Although pregnancy can be a joyful and exciting time for a lot of people, it can also be a stressful and even scary time for many others.

The reasons for this vary from person to person, but a significant factor in these anxieties comes down to just how unpredictable pregnancies are. There are rare complications that can seem unthinkable until they actually happen and some people's bodies have unique traits that only reveal themselves during pregnancy.

For instance, some conditions like a tilted uterus can make some women unaware that they're even pregnant until they're close to giving birth.

But some of these rare possibilities are even more startling than that as they can actually threaten the lives of women when either they or the doctors they see don't pick up on them.

And as we're about to see, even doctors who are in tune with these possibilities can still be surprised.

Most pregnancies see a fertilized egg develop after it goes through a fallopian tube and attaches to the uterine lining.

However, as the Mayo Clinic outlines, it's possible for an egg to get stuck in this tube and never reach the uterus, which is a form of ectopic pregnancy.

These tend to show the early signs of a standard pregnancy, but differ in the vaginal bleeding and severe pelvic and abdominal pain that serve as their warning signs.

If this goes untreated, the fallopian tube can burst, causing life-threatening internal bleeding.

But as a recent TikTok from Canadian pediatrician Dr. Michael Narvey illsustrates, these aren't the only places in the body where ectopic pregnancies can occur.

And when a 33-year-old woman came to his practice with a 14-day history of menstrual bleeding when it had been 49 days since her last period, this was the issue Narvey figured he was dealing with.

However, even he was stunned to see that the woman's fetus had somehow traveled into her liver.

As he said, "This is a first for me."

And while it's rare for an ectopic pregnancy to manifest in somebody's abdomen, a baby finding its way into the liver is rare even by that standard.

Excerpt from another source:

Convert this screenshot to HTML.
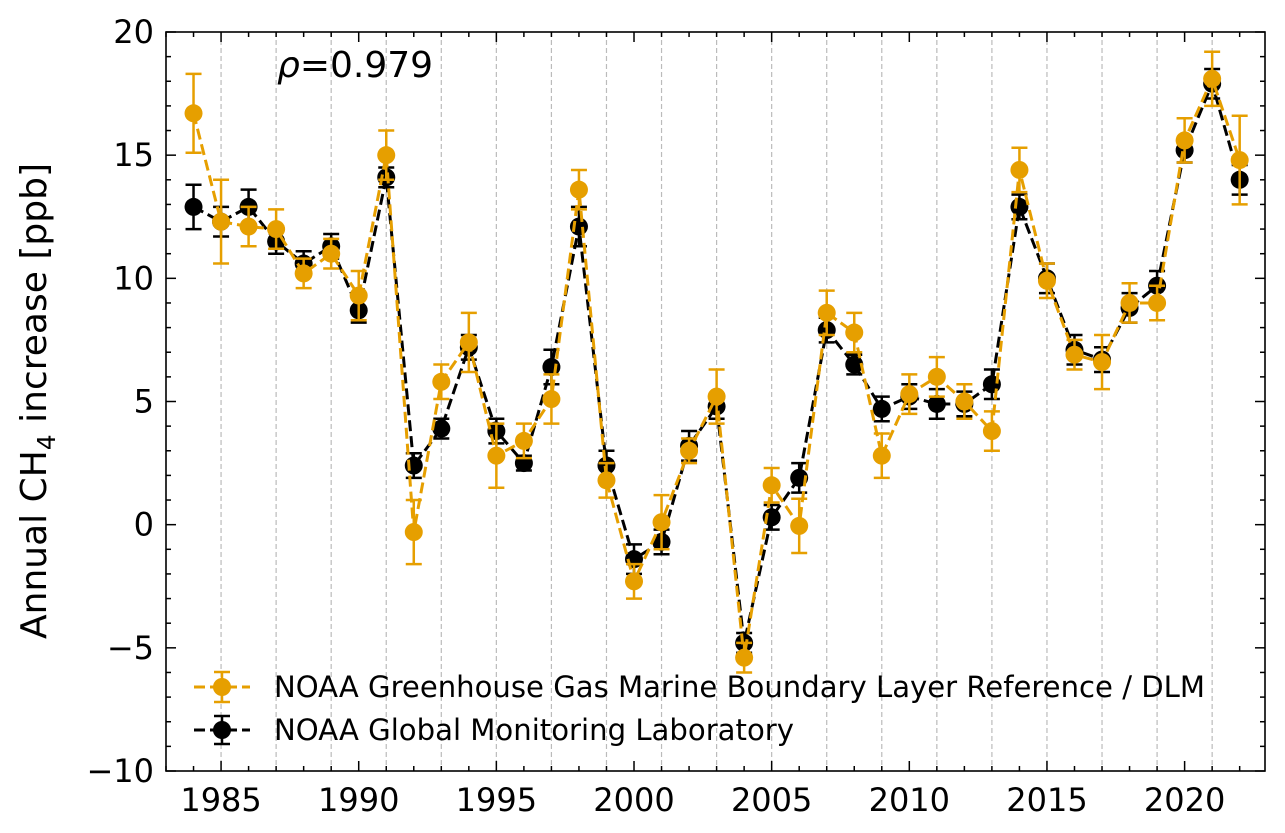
<!DOCTYPE html>
<html><head><meta charset="utf-8">
<style>
html,body{margin:0;padding:0;background:#fff;}
svg{display:block;font-family:"DejaVu Sans","Liberation Sans",sans-serif;}
</style></head>
<body>
<svg id="chart" width="1285" height="833" viewBox="0 0 1285 833" xmlns="http://www.w3.org/2000/svg">
<g id="grid"></g>
<g id="series"></g>
<rect x="166" y="32" width="1099" height="739" fill="none" stroke="#000" stroke-width="1.6"/>
<g id="axes"></g>
<text transform="translate(46,401) rotate(-90)" text-anchor="middle" font-size="36">Annual CH<tspan font-size="25" dy="9">4</tspan><tspan dy="-9"> increase [ppb]</tspan></text>
<text x="277" y="77" font-size="36"><tspan font-style="italic">ρ</tspan>=0.979</text>
<g>
 <g>
  <line x1="194" y1="687" x2="250" y2="687" stroke="#E69F00" stroke-width="3" stroke-dasharray="11,5"/>
  <line x1="222" y1="672" x2="222" y2="702" stroke="#E69F00" stroke-width="2.5"/>
  <line x1="214" y1="672" x2="230" y2="672" stroke="#E69F00" stroke-width="2.5"/>
  <line x1="214" y1="702" x2="230" y2="702" stroke="#E69F00" stroke-width="2.5"/>
  <circle cx="222" cy="687" r="9" fill="#E69F00"/>
  <text x="274" y="697" font-size="29" textLength="931" lengthAdjust="spacingAndGlyphs">NOAA Greenhouse Gas Marine Boundary Layer Reference / DLM</text>
 </g>
 <g>
  <line x1="194" y1="730" x2="250" y2="730" stroke="#000" stroke-width="3" stroke-dasharray="11,5"/>
  <line x1="222" y1="716" x2="222" y2="744" stroke="#000" stroke-width="2.5"/>
  <line x1="214" y1="716" x2="230" y2="716" stroke="#000" stroke-width="2.5"/>
  <line x1="214" y1="744" x2="230" y2="744" stroke="#000" stroke-width="2.5"/>
  <circle cx="222" cy="730" r="9" fill="#000"/>
  <text x="274" y="740" font-size="29" textLength="520" lengthAdjust="spacingAndGlyphs">NOAA Global Monitoring Laboratory</text>
 </g>
</g>
</svg>
<script>
const years = [1984,1985,1986,1987,1988,1989,1990,1991,1992,1993,1994,1995,1996,1997,1998,1999,2000,2001,2002,2003,2004,2005,2006,2007,2008,2009,2010,2011,2012,2013,2014,2015,2016,2017,2018,2019,2020,2021,2022];
const mblValues = [16.7,12.3,12.1,12.0,10.2,11.0,9.3,15.0,-0.3,5.8,7.4,2.8,3.4,5.1,13.6,1.8,-2.3,0.1,3.0,5.2,-5.4,1.6,-0.05,8.6,7.8,2.8,5.3,6.0,5.0,3.8,14.4,9.9,6.9,6.6,9.0,9.0,15.6,18.1,14.8];
const mblErrors = [1.6,1.7,0.8,0.8,0.6,0.6,1.0,1.0,1.3,0.7,1.2,1.3,0.7,1.0,0.8,0.7,0.7,1.1,0.5,1.1,0.6,0.7,1.1,0.9,0.8,0.9,0.8,0.8,0.7,0.8,0.9,0.7,0.6,1.1,0.8,0.7,0.9,1.1,1.8];
const gmlValues = [12.9,12.3,12.9,11.5,10.6,11.3,8.7,14.1,2.4,3.9,7.2,3.8,2.5,6.4,12.1,2.4,-1.4,-0.7,3.2,4.8,-4.8,0.3,1.9,7.9,6.5,4.7,5.2,4.9,4.9,5.7,12.9,10.0,7.1,6.7,8.8,9.7,15.2,17.9,14.0];
const gmlErrors = [0.9,0.6,0.7,0.5,0.5,0.5,0.5,0.4,0.5,0.4,0.5,0.5,0.3,0.7,0.8,0.6,0.6,0.5,0.6,0.5,0.4,0.5,0.6,0.5,0.4,0.5,0.5,0.6,0.5,0.6,0.5,0.6,0.6,0.5,0.6,0.6,0.5,0.6,0.6];
const xTicks = [1985,1990,1995,2000,2005,2010,2015,2020];
const yTicks = [-10,-5,0,5,10,15,20];
const yTickLabels = ["\u221210","\u22125","0","5","10","15","20"];

const X0=166,X1=1265,Y0=32,Y1=771,XMIN=1983.0,XMAX=2022.92,YMIN=-10,YMAX=20;
const sx=v=>X0+(v-XMIN)/(XMAX-XMIN)*(X1-X0);
const sy=v=>Y1-(v-YMIN)/(YMAX-YMIN)*(Y1-Y0);
const NS="http://www.w3.org/2000/svg";
function mk(tag,attrs,parent){const e=document.createElementNS(NS,tag);for(const k in attrs)e.setAttribute(k,attrs[k]);parent.appendChild(e);return e;}
const grid=document.getElementById('grid'),axes=document.getElementById('axes'),series=document.getElementById('series');
for(let y=1985;y<=2021;y+=2){
  const l=mk('line',{x1:sx(y),x2:sx(y),y1:Y0,y2:Y1,stroke:'#bbb','stroke-width':1.2,'stroke-dasharray':'5,3'},grid);
  
  
}
for(let y=1983;y<=2022;y++){
  const major=xTicks.includes(y),len=major?10:5;
  mk('line',{x1:sx(y),x2:sx(y),y1:Y1,y2:Y1-len,stroke:'#000','stroke-width':1.5},axes);
  mk('line',{x1:sx(y),x2:sx(y),y1:Y0,y2:Y0+len,stroke:'#000','stroke-width':1.5},axes);
}
xTicks.forEach(t=>{const e=mk('text',{x:sx(t),y:Y1+40,'text-anchor':'middle','font-size':32},axes);e.textContent=t;
  
  });
for(let v=-10;v<=20;v++){
  const major=v%5===0,len=major?10:5;
  mk('line',{x1:X0,x2:X0+len,y1:sy(v),y2:sy(v),stroke:'#000','stroke-width':1.5},axes);
  mk('line',{x1:X1,x2:X1-len,y1:sy(v),y2:sy(v),stroke:'#000','stroke-width':1.5},axes);
}
yTicks.forEach((t,i)=>{const e=mk('text',{x:X0-12,y:sy(t)+11,'text-anchor':'end','font-size':32},axes);e.textContent=yTickLabels[i];
  
  });
function drawSeries(vals,errs,color,name){
  const g=mk('g',{},series);
  
  
  mk('polyline',{points:years.map((y,i)=>sx(y)+','+sy(vals[i])).join(' '),fill:'none',stroke:color,'stroke-width':3,'stroke-dasharray':'11,5'},g);
  years.forEach((y,i)=>{
    const x=sx(y),a=sy(vals[i]+errs[i]),b=sy(vals[i]-errs[i]);
    mk('line',{x1:x,x2:x,y1:a,y2:b,stroke:color,'stroke-width':2.5},g);
    mk('line',{x1:x-8,x2:x+8,y1:a,y2:a,stroke:color,'stroke-width':2.5},g);
    mk('line',{x1:x-8,x2:x+8,y1:b,y2:b,stroke:color,'stroke-width':2.5},g);
    const c=mk('circle',{cx:x,cy:sy(vals[i]),r:9,fill:color},g);
    
    
  });
}
drawSeries(gmlValues,gmlErrors,'#000','series-noaa-gml');
drawSeries(mblValues,mblErrors,'#E69F00','series-noaa-mbl');
</script>
</body></html>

In Narvey's words, "We see these sometimes in the abdomen but never in the liver."

Indeed, the National Centre for Biotechnology Information confirmed this rarity as in the 35 years leading up to November of 1999, only 14 cases of an ectopic pregnancy in the liver have been recorded in the world.

And in the comments for the full video, Narvey reported that this pregnancy ended up putting the woman in a perilous position.

As he wrote, "Sadly the sac ruptured and the foetus had to be surgically removed to save mom."

However, she pulled through that operation and he has since confirmed that she is safe.